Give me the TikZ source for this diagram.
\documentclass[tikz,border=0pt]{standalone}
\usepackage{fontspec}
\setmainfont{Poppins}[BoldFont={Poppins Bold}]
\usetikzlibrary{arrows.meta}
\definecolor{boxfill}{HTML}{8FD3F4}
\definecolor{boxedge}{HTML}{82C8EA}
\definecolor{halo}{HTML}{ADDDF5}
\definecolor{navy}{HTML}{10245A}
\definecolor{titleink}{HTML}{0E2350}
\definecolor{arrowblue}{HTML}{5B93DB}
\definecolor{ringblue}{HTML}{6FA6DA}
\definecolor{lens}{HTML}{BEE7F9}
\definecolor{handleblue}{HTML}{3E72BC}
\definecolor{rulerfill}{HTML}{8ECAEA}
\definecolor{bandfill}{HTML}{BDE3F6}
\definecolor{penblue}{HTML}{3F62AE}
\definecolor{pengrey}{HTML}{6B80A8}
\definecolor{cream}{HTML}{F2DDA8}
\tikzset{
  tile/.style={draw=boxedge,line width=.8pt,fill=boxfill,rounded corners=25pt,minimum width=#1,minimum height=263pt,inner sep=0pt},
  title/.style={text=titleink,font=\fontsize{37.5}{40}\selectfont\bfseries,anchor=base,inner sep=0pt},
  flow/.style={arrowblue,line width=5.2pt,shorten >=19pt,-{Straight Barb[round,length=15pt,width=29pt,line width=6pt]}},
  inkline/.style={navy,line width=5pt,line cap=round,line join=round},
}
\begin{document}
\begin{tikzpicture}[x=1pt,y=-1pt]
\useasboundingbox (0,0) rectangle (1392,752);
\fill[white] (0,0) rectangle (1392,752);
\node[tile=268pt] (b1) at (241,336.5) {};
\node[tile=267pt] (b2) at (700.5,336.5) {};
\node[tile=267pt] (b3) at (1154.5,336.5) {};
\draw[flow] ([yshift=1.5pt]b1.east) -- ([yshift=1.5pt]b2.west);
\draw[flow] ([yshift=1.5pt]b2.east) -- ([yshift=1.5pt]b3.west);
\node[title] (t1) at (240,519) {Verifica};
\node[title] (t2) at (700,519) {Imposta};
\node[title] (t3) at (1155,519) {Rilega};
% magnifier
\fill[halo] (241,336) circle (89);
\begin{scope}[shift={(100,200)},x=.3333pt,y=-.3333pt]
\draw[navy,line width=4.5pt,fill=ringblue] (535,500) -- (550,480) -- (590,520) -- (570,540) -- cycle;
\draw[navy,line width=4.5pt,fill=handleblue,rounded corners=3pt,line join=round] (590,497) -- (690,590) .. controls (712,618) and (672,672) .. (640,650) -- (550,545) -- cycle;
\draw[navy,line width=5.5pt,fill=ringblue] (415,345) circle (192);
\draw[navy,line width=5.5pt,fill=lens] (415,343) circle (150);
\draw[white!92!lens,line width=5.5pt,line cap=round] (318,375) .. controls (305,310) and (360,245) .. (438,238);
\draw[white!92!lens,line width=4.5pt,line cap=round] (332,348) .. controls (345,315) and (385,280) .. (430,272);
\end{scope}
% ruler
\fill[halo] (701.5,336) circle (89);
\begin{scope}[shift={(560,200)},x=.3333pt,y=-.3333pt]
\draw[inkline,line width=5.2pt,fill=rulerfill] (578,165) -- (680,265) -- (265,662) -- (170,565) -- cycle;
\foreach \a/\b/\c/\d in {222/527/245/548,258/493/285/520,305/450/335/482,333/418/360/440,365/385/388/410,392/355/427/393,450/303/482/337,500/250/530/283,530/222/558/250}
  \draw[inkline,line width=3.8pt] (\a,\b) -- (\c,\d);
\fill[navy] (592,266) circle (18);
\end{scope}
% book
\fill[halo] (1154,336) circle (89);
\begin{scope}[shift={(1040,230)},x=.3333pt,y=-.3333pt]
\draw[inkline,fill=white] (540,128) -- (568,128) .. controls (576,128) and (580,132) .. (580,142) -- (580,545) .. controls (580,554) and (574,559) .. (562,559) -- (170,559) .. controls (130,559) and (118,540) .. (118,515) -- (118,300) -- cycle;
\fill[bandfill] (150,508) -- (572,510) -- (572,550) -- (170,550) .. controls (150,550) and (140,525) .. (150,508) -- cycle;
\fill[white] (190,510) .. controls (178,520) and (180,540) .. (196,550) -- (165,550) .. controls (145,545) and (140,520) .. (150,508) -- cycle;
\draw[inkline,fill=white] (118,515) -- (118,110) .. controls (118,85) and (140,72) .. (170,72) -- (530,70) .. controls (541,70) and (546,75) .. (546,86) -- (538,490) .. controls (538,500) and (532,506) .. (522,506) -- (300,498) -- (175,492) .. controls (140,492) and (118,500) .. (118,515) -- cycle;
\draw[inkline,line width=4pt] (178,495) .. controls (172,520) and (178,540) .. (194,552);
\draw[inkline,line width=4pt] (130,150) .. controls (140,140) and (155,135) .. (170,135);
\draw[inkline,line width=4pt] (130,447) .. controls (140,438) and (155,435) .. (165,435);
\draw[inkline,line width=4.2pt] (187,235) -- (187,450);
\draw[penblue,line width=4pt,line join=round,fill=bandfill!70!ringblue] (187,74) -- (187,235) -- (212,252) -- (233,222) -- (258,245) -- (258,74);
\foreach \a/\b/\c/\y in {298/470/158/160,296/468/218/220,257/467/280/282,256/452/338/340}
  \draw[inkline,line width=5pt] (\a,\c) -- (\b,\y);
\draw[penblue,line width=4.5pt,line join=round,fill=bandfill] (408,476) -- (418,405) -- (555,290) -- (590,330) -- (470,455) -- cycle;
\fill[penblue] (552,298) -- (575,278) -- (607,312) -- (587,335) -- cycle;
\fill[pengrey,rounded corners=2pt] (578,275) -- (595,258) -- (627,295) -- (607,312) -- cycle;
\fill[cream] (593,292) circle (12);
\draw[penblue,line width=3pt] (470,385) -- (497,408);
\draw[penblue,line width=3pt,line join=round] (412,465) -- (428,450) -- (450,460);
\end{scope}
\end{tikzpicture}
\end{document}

::::

PROBLEM TO WORK ON = Every line of the material must be returned exactly as it appears.

REPLY TO THE EXERCISE =
Give me the TikZ source for this diagram.
\documentclass[tikz,border=0pt]{standalone}
\usepackage{fontspec}
\setmainfont{Poppins}[BoldFont={Poppins Bold}]
\usetikzlibrary{arrows.meta}
\definecolor{boxfill}{HTML}{8FD3F4}
\definecolor{boxedge}{HTML}{82C8EA}
\definecolor{halo}{HTML}{ADDDF5}
\definecolor{navy}{HTML}{10245A}
\definecolor{titleink}{HTML}{0E2350}
\definecolor{arrowblue}{HTML}{5B93DB}
\definecolor{ringblue}{HTML}{6FA6DA}
\definecolor{lens}{HTML}{BEE7F9}
\definecolor{handleblue}{HTML}{3E72BC}
\definecolor{rulerfill}{HTML}{8ECAEA}
\definecolor{bandfill}{HTML}{BDE3F6}
\definecolor{penblue}{HTML}{3F62AE}
\definecolor{pengrey}{HTML}{6B80A8}
\definecolor{cream}{HTML}{F2DDA8}
\tikzset{
  tile/.style={draw=boxedge,line width=.8pt,fill=boxfill,rounded corners=25pt,minimum width=#1,minimum height=263pt,inner sep=0pt},
  title/.style={text=titleink,font=\fontsize{37.5}{40}\selectfont\bfseries,anchor=base,inner sep=0pt},
  flow/.style={arrowblue,line width=5.2pt,shorten >=19pt,-{Straight Barb[round,length=15pt,width=29pt,line width=6pt]}},
  inkline/.style={navy,line width=5pt,line cap=round,line join=round},
}
\begin{document}
\begin{tikzpicture}[x=1pt,y=-1pt]
\useasboundingbox (0,0) rectangle (1392,752);
\fill[white] (0,0) rectangle (1392,752);
\node[tile=268pt] (b1) at (241,336.5) {};
\node[tile=267pt] (b2) at (700.5,336.5) {};
\node[tile=267pt] (b3) at (1154.5,336.5) {};
\draw[flow] ([yshift=1.5pt]b1.east) -- ([yshift=1.5pt]b2.west);
\draw[flow] ([yshift=1.5pt]b2.east) -- ([yshift=1.5pt]b3.west);
\node[title] (t1) at (240,519) {Verifica};
\node[title] (t2) at (700,519) {Imposta};
\node[title] (t3) at (1155,519) {Rilega};
% magnifier
\fill[halo] (241,336) circle (89);
\begin{scope}[shift={(100,200)},x=.3333pt,y=-.3333pt]
\draw[navy,line width=4.5pt,fill=ringblue] (535,500) -- (550,480) -- (590,520) -- (570,540) -- cycle;
\draw[navy,line width=4.5pt,fill=handleblue,rounded corners=3pt,line join=round] (590,497) -- (690,590) .. controls (712,618) and (672,672) .. (640,650) -- (550,545) -- cycle;
\draw[navy,line width=5.5pt,fill=ringblue] (415,345) circle (192);
\draw[navy,line width=5.5pt,fill=lens] (415,343) circle (150);
\draw[white!92!lens,line width=5.5pt,line cap=round] (318,375) .. controls (305,310) and (360,245) .. (438,238);
\draw[white!92!lens,line width=4.5pt,line cap=round] (332,348) .. controls (345,315) and (385,280) .. (430,272);
\end{scope}
% ruler
\fill[halo] (701.5,336) circle (89);
\begin{scope}[shift={(560,200)},x=.3333pt,y=-.3333pt]
\draw[inkline,line width=5.2pt,fill=rulerfill] (578,165) -- (680,265) -- (265,662) -- (170,565) -- cycle;
\foreach \a/\b/\c/\d in {222/527/245/548,258/493/285/520,305/450/335/482,333/418/360/440,365/385/388/410,392/355/427/393,450/303/482/337,500/250/530/283,530/222/558/250}
  \draw[inkline,line width=3.8pt] (\a,\b) -- (\c,\d);
\fill[navy] (592,266) circle (18);
\end{scope}
% book
\fill[halo] (1154,336) circle (89);
\begin{scope}[shift={(1040,230)},x=.3333pt,y=-.3333pt]
\draw[inkline,fill=white] (540,128) -- (568,128) .. controls (576,128) and (580,132) .. (580,142) -- (580,545) .. controls (580,554) and (574,559) .. (562,559) -- (170,559) .. controls (130,559) and (118,540) .. (118,515) -- (118,300) -- cycle;
\fill[bandfill] (150,508) -- (572,510) -- (572,550) -- (170,550) .. controls (150,550) and (140,525) .. (150,508) -- cycle;
\fill[white] (190,510) .. controls (178,520) and (180,540) .. (196,550) -- (165,550) .. controls (145,545) and (140,520) .. (150,508) -- cycle;
\draw[inkline,fill=white] (118,515) -- (118,110) .. controls (118,85) and (140,72) .. (170,72) -- (530,70) .. controls (541,70) and (546,75) .. (546,86) -- (538,490) .. controls (538,500) and (532,506) .. (522,506) -- (300,498) -- (175,492) .. controls (140,492) and (118,500) .. (118,515) -- cycle;
\draw[inkline,line width=4pt] (178,495) .. controls (172,520) and (178,540) .. (194,552);
\draw[inkline,line width=4pt] (130,150) .. controls (140,140) and (155,135) .. (170,135);
\draw[inkline,line width=4pt] (130,447) .. controls (140,438) and (155,435) .. (165,435);
\draw[inkline,line width=4.2pt] (187,235) -- (187,450);
\draw[penblue,line width=4pt,line join=round,fill=bandfill!70!ringblue] (187,74) -- (187,235) -- (212,252) -- (233,222) -- (258,245) -- (258,74);
\foreach \a/\b/\c/\y in {298/470/158/160,296/468/218/220,257/467/280/282,256/452/338/340}
  \draw[inkline,line width=5pt] (\a,\c) -- (\b,\y);
\draw[penblue,line width=4.5pt,line join=round,fill=bandfill] (408,476) -- (418,405) -- (555,290) -- (590,330) -- (470,455) -- cycle;
\fill[penblue] (552,298) -- (575,278) -- (607,312) -- (587,335) -- cycle;
\fill[pengrey,rounded corners=2pt] (578,275) -- (595,258) -- (627,295) -- (607,312) -- cycle;
\fill[cream] (593,292) circle (12);
\draw[penblue,line width=3pt] (470,385) -- (497,408);
\draw[penblue,line width=3pt,line join=round] (412,465) -- (428,450) -- (450,460);
\end{scope}
\end{tikzpicture}
\end{document}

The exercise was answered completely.